No, Toyota Is Not Supplying ISIS With Pickup Trucks
یکشنبه 17 آبان 10:11
Across the Middle East, the image has become a common one: white pickup trucks racing down stretches of lonely desert highway, streaming black flags of the Caliphate, filled with enthusiastic Islamic State fighters carrying AK-47s.
From the Maghreb Desert to the Euphrates River, white Toyota pickup trucks rule the battlefield.
The Internet has gone crazy with a particularly odd conspiracy theory: somehow, Toyota has been supplying the fighters of the Islamic State with pickup trucks. Those making the claim, including the Iraqi Ambassador to the United States, point out that the Toyota trucks ISIS fighters drive in Libya, Iraq, and Syria often appear brand-new.
Even the United States government has gotten involved—last week, ABC News reported the Terror Financing unit of the Treasury Department was leading an inquiry into how so many Toyota pickup trucks ended up in the hands of ISIS. Toyota said it was cooperating with the investigation.
Is Toyota somehow responsible for outfitting ISIS with pickup trucks? No, of course it's not. A combination of Japanese consumer tastes, a lucrative worldwide used car market, thermodynamics, and sheer manufacturing output pretty much guarantees any organization that subsists off found, "liberated," and captured goods will standardize on white pickup trucks. The region has plenty of white pickup trucks for ISIS to acquire without ordering them new and direct from Japan.

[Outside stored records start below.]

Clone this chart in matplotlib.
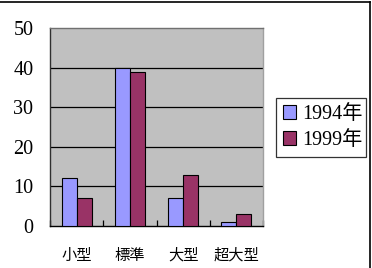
import numpy as np
import matplotlib
matplotlib.use('Agg')
import matplotlib.pyplot as plt
from matplotlib.lines import Line2D

# Daten
kategorien = ['小型', '標準', '大型', '超大型']
werte_1994 = [12, 40, 7, 1]
werte_1999 = [7, 39, 13, 3]
serien = ['1994年', '1999年']
y_ticks = [0, 10, 20, 30, 40, 50]

fig = plt.figure(figsize=(3.72, 2.68), dpi=100)
ax = fig.add_axes([50/372, 42/268, 213/372, 198/268])
ax.set_facecolor('#c0c0c0')

x = np.arange(len(kategorien))
b = 0.28
ax.bar(x - b/2, werte_1994, b, color='#9999ff', edgecolor='black', linewidth=0.8, label=serien[0], zorder=3)
ax.bar(x + b/2, werte_1999, b, color='#993366', edgecolor='black', linewidth=0.8, label=serien[1], zorder=3)

ax.set_xlim(-0.5, len(kategorien) - 0.5)
ax.set_ylim(0, 50)
ax.set_yticks(y_ticks)
ax.set_yticklabels([str(v) for v in y_ticks], family='Liberation Serif', fontsize=14.5)
ax.tick_params(axis='y', length=0, pad=12)

# Gitter
for v in y_ticks[1:-1]:
    ax.axhline(v, color='black', linewidth=0.9, zorder=1)

# x-Achse: Teilstriche zwischen Kategorien
ax.set_xticks(x)
ax.set_xticklabels(kategorien, family='Noto Sans CJK JP', fontsize=11)
ax.tick_params(axis='x', length=0, pad=15)
ax.set_xticks(np.arange(-0.5, len(kategorien)), minor=True)
ax.tick_params(axis='x', which='minor', direction='in', length=4, width=0.9, color='black')

ax.spines['left'].set_color('#303030')
ax.spines['bottom'].set_color('black')
ax.spines['top'].set_color('#707070')
ax.spines['right'].set_color('#a0a0a0')
for s in ax.spines.values():
    s.set_linewidth(1.0)

leg = fig.legend(loc='center', bbox_to_anchor=(276/372, 1 - 158/268, 90/372, 61/268),
                 mode='expand', frameon=True, fancybox=False, edgecolor='black',
                 prop={'family': ['Liberation Serif', 'Noto Sans CJK JP'], 'size': 14.5},
                 handlelength=0.65, handleheight=0.65, handletextpad=0.3,
                 borderpad=0.35, labelspacing=0.35, borderaxespad=0)
leg.get_frame().set_linewidth(0.9)

# Rahmen um die Grafik
fig.add_artist(Line2D([0, 370/372], [1 - 1.5/268, 1 - 1.5/268], color='black', linewidth=1.2, transform=fig.transFigure))
fig.add_artist(Line2D([370/372, 370/372], [0, 1 - 1.5/268], color='black', linewidth=1.2, transform=fig.transFigure))

fig.savefig('out.png', dpi=100)
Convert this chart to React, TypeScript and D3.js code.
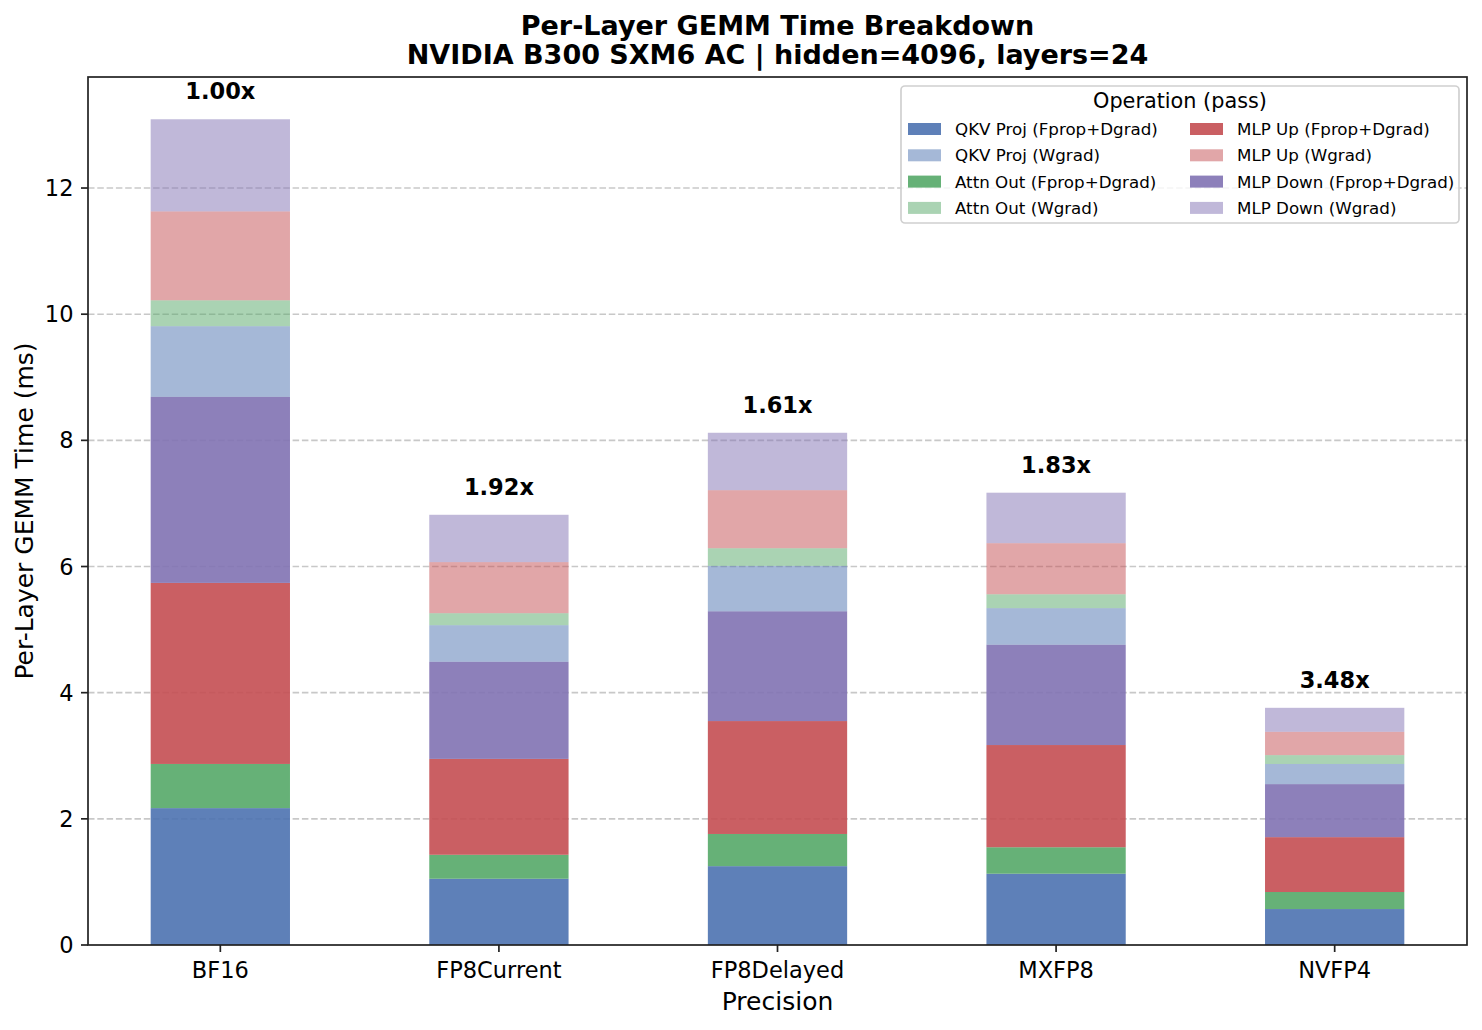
import React from "react";
import * as d3 from "d3";

const precisions = ["BF16", "FP8Current", "FP8Delayed", "MXFP8", "NVFP4"];
const speedups = ["1.00x", "1.92x", "1.61x", "1.83x", "3.48x"];

// per-layer GEMM times (ms), one array per stacked segment, bottom to top
const qkvFD = [2.17, 1.05, 1.25, 1.13, 0.57];
const attnFD = [0.7, 0.38, 0.51, 0.42, 0.27];
const upFD = [2.87, 1.52, 1.79, 1.62, 0.87];
const downFD = [2.95, 1.54, 1.74, 1.59, 0.84];
const qkvW = [1.12, 0.58, 0.72, 0.58, 0.32];
const attnW = [0.41, 0.19, 0.28, 0.22, 0.14];
const upW = [1.41, 0.81, 0.92, 0.81, 0.37];
const downW = [1.46, 0.75, 0.91, 0.8, 0.38];

const yTicks = [0, 2, 4, 6, 8, 10, 12];

const BLUE = "#4C72B0";
const GREEN = "#55A868";
const RED = "#C44E52";
const PURPLE = "#8172B3";

const segments = [
  { name: "QKV Proj (Fprop+Dgrad)", values: qkvFD, color: BLUE, alpha: 0.9 },
  { name: "Attn Out (Fprop+Dgrad)", values: attnFD, color: GREEN, alpha: 0.9 },
  { name: "MLP Up (Fprop+Dgrad)", values: upFD, color: RED, alpha: 0.9 },
  { name: "MLP Down (Fprop+Dgrad)", values: downFD, color: PURPLE, alpha: 0.9 },
  { name: "QKV Proj (Wgrad)", values: qkvW, color: BLUE, alpha: 0.5 },
  { name: "Attn Out (Wgrad)", values: attnW, color: GREEN, alpha: 0.5 },
  { name: "MLP Up (Wgrad)", values: upW, color: RED, alpha: 0.5 },
  { name: "MLP Down (Wgrad)", values: downW, color: PURPLE, alpha: 0.5 },
];

// legend order as shown (column-major, 2 cols)
const legendOrder = [
  "QKV Proj (Fprop+Dgrad)",
  "QKV Proj (Wgrad)",
  "Attn Out (Fprop+Dgrad)",
  "Attn Out (Wgrad)",
  "MLP Up (Fprop+Dgrad)",
  "MLP Up (Wgrad)",
  "MLP Down (Fprop+Dgrad)",
  "MLP Down (Wgrad)",
];

const W = 1482;
const H = 1030;
const margin = { top: 77, right: 15, bottom: 85, left: 88 };
const FONT = "DejaVu Sans, sans-serif";

const App: React.FC = () => {
  const x0 = margin.left;
  const x1 = W - margin.right;
  const y0 = H - margin.bottom;
  const y1 = margin.top;

  const x = d3.scaleLinear().domain([-0.475, 4.475]).range([x0, x1]);
  const y = d3.scaleLinear().domain([0, 13.76]).range([y0, y1]);
  const barW = x(0.5) - x(0);

  const rows = precisions.map((p, i) => {
    const o: Record<string, number | string> = { precision: p };
    segments.forEach((s) => (o[s.name] = s.values[i]));
    return o;
  });
  const stack = d3.stack<Record<string, number | string>>().keys(segments.map((s) => s.name));
  const series = stack(rows as any);
  const totals = precisions.map((_, i) => d3.sum(segments, (s) => s.values[i]));

  const legX = 901;
  const legY = 86;
  const legW = 558;
  const legH = 137;

  return (
    <div style={{ position: "absolute", left: 0, top: 0 }}>
      <svg width={W} height={H} style={{ display: "block", fontFamily: FONT }}>
        <rect width={W} height={H} fill="#fff" />
        <text x={(x0 + x1) / 2} y={35} textAnchor="middle" fontSize={27} fontWeight="bold">
          Per-Layer GEMM Time Breakdown
        </text>
        <text x={(x0 + x1) / 2} y={64} textAnchor="middle" fontSize={27} fontWeight="bold">
          NVIDIA B300 SXM6 AC | hidden=4096, layers=24
        </text>

        {/* grid */}
        {yTicks.slice(1).map((t) => (
          <line
            key={t}
            x1={x0}
            x2={x1}
            y1={y(t)}
            y2={y(t)}
            stroke="#b0b0b0"
            strokeOpacity={0.7}
            strokeDasharray="6.5,2.8"
            strokeWidth={1.6}
          />
        ))}

        {/* bars */}
        {series.map((s, si) => (
          <g key={s.key} fill={segments[si].color} fillOpacity={segments[si].alpha}>
            {s.map((d, i) => (
              <rect
                key={i}
                x={x(i) - barW / 2}
                width={barW}
                y={y(d[1])}
                height={y(d[0]) - y(d[1])}
              />
            ))}
          </g>
        ))}

        {/* speedup labels */}
        {precisions.map((p, i) => (
          <text
            key={p}
            x={x(i)}
            y={y(totals[i] + 0.32)}
            textAnchor="middle"
            fontSize={22.5}
            fontWeight="bold"
          >
            {speedups[i]}
          </text>
        ))}

        {/* axes frame */}
        <rect x={x0} y={y1} width={x1 - x0} height={y0 - y1} fill="none" stroke="#222" strokeWidth={1.7} />

        {/* y ticks */}
        {yTicks.map((t) => (
          <g key={t} transform={`translate(${x0},${y(t)})`}>
            <line x1={-7} x2={0} stroke="#222" strokeWidth={1.7} />
            <text x={-14.5} dy="0.36em" textAnchor="end" fontSize={22.5}>
              {t}
            </text>
          </g>
        ))}

        {/* x ticks */}
        {precisions.map((p, i) => (
          <g key={p} transform={`translate(${x(i)},${y0})`}>
            <line y1={0} y2={7} stroke="#222" strokeWidth={1.7} />
            <text y={33} textAnchor="middle" fontSize={22.5}>
              {p}
            </text>
          </g>
        ))}

        <text x={(x0 + x1) / 2} y={1010} textAnchor="middle" fontSize={25}>
          Precision
        </text>
        <text
          transform={`translate(33,${(y0 + y1) / 2}) rotate(-90)`}
          textAnchor="middle"
          fontSize={25}
        >
          Per-Layer GEMM Time (ms)
        </text>

        {/* legend */}
        <g>
          <rect
            x={legX}
            y={legY}
            width={legW}
            height={legH}
            rx={4}
            fill="#fff"
            fillOpacity={0.8}
            stroke="#d0d0d0"
            strokeWidth={1.7}
          />
          <text x={legX + legW / 2} y={legY + 15} dy="0.36em" textAnchor="middle" fontSize={20.8}>
            Operation (pass)
          </text>
          {legendOrder.map((name, k) => {
            const seg = segments.find((s) => s.name === name)!;
            const col = Math.floor(k / 4);
            const row = k % 4;
            const px = legX + 7 + col * 282;
            const py = legY + 43 + row * 26.3;
            return (
              <g key={name} transform={`translate(${px},${py})`}>
                <rect x={0} y={-6} width={33} height={12} fill={seg.color} fillOpacity={seg.alpha} />
                <text x={47} dy="0.36em" fontSize={16.7}>
                  {name}
                </text>
              </g>
            );
          })}
        </g>
      </svg>
    </div>
  );
};

export default App;
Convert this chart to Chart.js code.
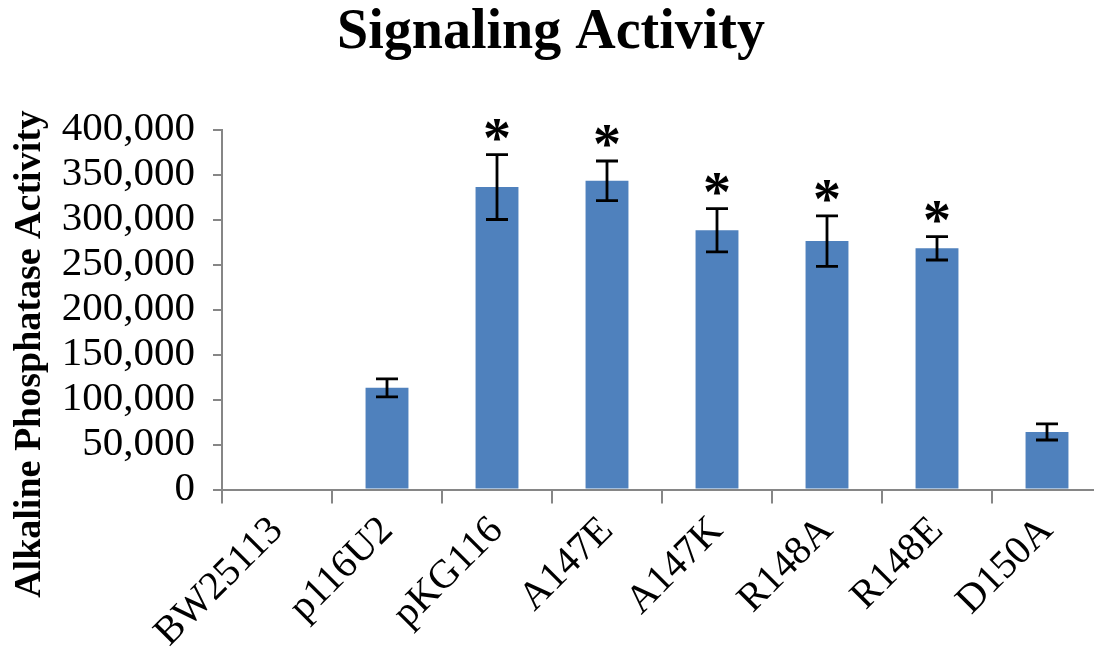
<!DOCTYPE html>
<html>
<head>
<meta charset="utf-8">
<title>Signaling Activity</title>
<script src="https://cdn.jsdelivr.net/npm/chart.js@4/dist/chart.umd.min.js"></script>
<style>
  html, body { margin: 0; padding: 0; background: #ffffff; overflow: hidden; }
  #wrap { width: 1110px; height: 656px; }
</style>
</head>
<body>
<div id="wrap"><canvas id="chart" width="1110" height="656"></canvas></div>
<script>
// Strains / constructs on the x axis
const categories = ['BW25113', 'p116U2', 'pKG116', 'A147E', 'A147K', 'R148A', 'R148E', 'D150A'];
// Mean alkaline phosphatase activity
const activity = [0, 113000, 336000, 343000, 288000, 276000, 268000, 64000];
// Error (± one deviation) for each mean
const errors = [0, 10000, 36000, 22000, 24000, 28000, 13000, 9000];
// Significance markers drawn above the error bars
const markers = ['', '', '*', '*', '*', '*', '*', ''];
// Y axis ticks
const yTicks = [0, 50000, 100000, 150000, 200000, 250000, 300000, 350000, 400000];

const titleText = 'Signaling Activity';
const yTitleText = 'Alkaline Phosphatase Activity';

const SERIF = '"Liberation Serif", "Times New Roman", Times, serif';
const AXIS_GREY = '#868686';
const BAR_BLUE = '#4f81bd';

// Error bars with caps plus significance markers
const errorBarPlugin = {
  id: 'errorBars',
  afterDatasetsDraw(chart) {
    const ctx = chart.ctx;
    const meta = chart.getDatasetMeta(0);
    const y = chart.scales.y;
    ctx.save();
    meta.data.forEach((bar, i) => {
      const v = activity[i];
      const e = errors[i];
      const x = bar.x;
      let topPx = y.getPixelForValue(v);
      if (e > 0) {
        const hi = y.getPixelForValue(v + e);
        const lo = y.getPixelForValue(v - e);
        const cap = 11;
        ctx.strokeStyle = '#000000';
        ctx.lineWidth = 2.8;
        ctx.beginPath();
        ctx.moveTo(x, hi); ctx.lineTo(x, lo);
        ctx.moveTo(x - cap, hi); ctx.lineTo(x + cap, hi);
        ctx.moveTo(x - cap, lo); ctx.lineTo(x + cap, lo);
        ctx.stroke();
        topPx = hi;
      }
      if (markers[i]) {
        ctx.font = 'bold 56px ' + SERIF;
        ctx.fillStyle = '#000000';
        ctx.textAlign = 'center';
        ctx.textBaseline = 'alphabetic';
        const m = ctx.measureText(markers[i]);
        const centerY = topPx - 25;
        const base = centerY + (m.actualBoundingBoxAscent - m.actualBoundingBoxDescent) / 2;
        ctx.fillText(markers[i], x, base);
      }
    });
    ctx.restore();
  }
};

// Rotated y-axis title
const yTitlePlugin = {
  id: 'yTitle',
  afterDraw(chart) {
    const ctx = chart.ctx;
    ctx.save();
    ctx.translate(40, 354);
    ctx.rotate(-Math.PI / 2);
    ctx.font = 'bold 38px ' + SERIF;
    ctx.fillStyle = '#000000';
    ctx.textAlign = 'center';
    ctx.textBaseline = 'alphabetic';
    ctx.fillText(yTitleText, 0, 0);
    ctx.restore();
  }
};

new Chart(document.getElementById('chart'), {
  type: 'bar',
  data: {
    labels: categories,
    datasets: [{
      data: activity,
      backgroundColor: BAR_BLUE,
      borderWidth: 0,
      barPercentage: 0.39,
      categoryPercentage: 1.0
    }]
  },
  options: {
    responsive: false,
    animation: false,
    devicePixelRatio: 1,
    layout: { padding: { left: 0, right: 8, top: 0, bottom: 0 } },
    plugins: {
      legend: { display: false },
      tooltip: { enabled: false },
      title: {
        display: true,
        text: titleText,
        color: '#000000',
        font: { family: SERIF, size: 56, weight: 'bold', lineHeight: 1.0 },
        padding: { top: 6, bottom: 67.5 }
      }
    },
    scales: {
      x: {
        grid: {
          display: true,
          drawOnChartArea: false,
          drawTicks: true,
          tickLength: 14,
          color: AXIS_GREY,
          lineWidth: 2,
          offset: true
        },
        border: { display: true, color: AXIS_GREY, width: 2 },
        ticks: {
          color: '#000000',
          font: { family: SERIF, size: 40 },
          minRotation: 45,
          maxRotation: 45,
          padding: 4,
          autoSkip: false
        },
        afterFit(scale) { scale.height = 166.5; }
      },
      y: {
        min: 0,
        max: 400000,
        afterBuildTicks(scale) { scale.ticks = yTicks.map(v => ({ value: v })); },
        grid: {
          display: true,
          drawOnChartArea: false,
          drawTicks: true,
          tickLength: 9,
          color: AXIS_GREY,
          lineWidth: 2
        },
        border: { display: true, color: AXIS_GREY, width: 2 },
        ticks: {
          color: '#000000',
          font: { family: SERIF, size: 41 },
          padding: 18,
          autoSkip: false,
          callback: (v) => Number(v).toLocaleString('en-US')
        },
        afterFit(scale) { scale.width = 222; }
      }
    }
  },
  plugins: [errorBarPlugin, yTitlePlugin]
});
</script>
</body>
</html>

Japan's auto industry is a key part of the national economy, and in times of weak car sales the government offers generous payouts to get people to buy new cars. In 2009 for example, it promised $2,500 in cash incentives to anyone trading in cars and trucks more than 13 years old. It also offered $1,000 in incentives to trade up to vehicles that met stricter emissions standards.
These older cars often look nearly new, reflecting a tendency by the Japanese to take exceptionally good care of their cars. Unfortunately, there isn't much of a market for used cars in Japan.
All of this results in a huge glut of used—often white (the most popular car color in Japan) —cars and trucks. These vehicles are sold abroad: in 2004, the Wall Street Journal estimated Japan's exported nearly a million used vehicles.
So it stands to reason that a certain amount of these cars reach the Middle East. White and other light colors are favored in the Middle East due to the fact they reflect heat better, stay cooler, and don't grow unpleasant parked in the sun. Black is fine for the color of the Caliphate flag, but nobody in his right mind is going to drive a black pickup truck in Iraq in August.
What's more, an examination of images Islamic State Toyota Hilux trucks (comparable to the Toyota Tacoma) reveals many of them appear fifteen to thirty years old—hardly cars that are fresh off the manufacturing line.
All of this, of course, reflects only used trucks. Toyota has been the world's largest auto maker for four of the last five years, only failing to take the top spot in 2011 because of that year's earthquake and tsunami disaster. According to the web site DoDBuzz, Toyota sold 683,900 vehicles in the Middle East in 2012. More pertinently, as the ABC News report says, Toyota sold 31,000 Hiluxes and Land Cruisers in Iraq between 2013 and 2014.
Enter ISIS. The Islamic State is a terrorist group that scavenges everything from weapons to transportation—confiscating, stealing, and "liberating" anything useful it can find. As a light utility vehicle capable of carrying anything from half a dozen fighters to an anti-tank missile launcher, it favors pickup trucks. And naturally, a large number of them are going to be white. Do the math, and statistics state that the majority of those stolen and scavenged pickup trucks are going to be Toyotas—and white.
Another likely reason why ISIS drives Toyota pickup trucks: their legendary reputation for reliability, a key consideration when fighting across hundreds of miles of sparsely-populated terrain, and when fighting with military force where auto mechanics don't appear often on your organization chart.
All of this is to show that any sort of dark alliance between Toyota and the Islamic State is completely specious. The Toyota happens to be the vehicle with the greatest utility; the color of the pickup truck is driven by Asian tastes and the fact that desert heat dictates that white cars are simply more comfortable than black ones; and that Toyota trucks are driven by ISIS is dictated more by the sheer numbers produced and a reputation for quality than some nefarious plot by a well-respected Japanese automaker to supply a terroristic organization.
Simply put: It's practically guaranteed that any paramilitary force in the Middle East will standardize on white Toyota pickup trucks.
The Toyota/ISIS conspiracy might be a harmless, silly rumor were jobs not at stake. Any association with a group that burns people alive and chops off heads is not conducive to good business. Through no fault of its own, Toyota's good reputation is taking a beating. The irony is, despite all the damage ISIS has done throughout the Middle East, it's ill-informed reports from the West that are causing the damage this time.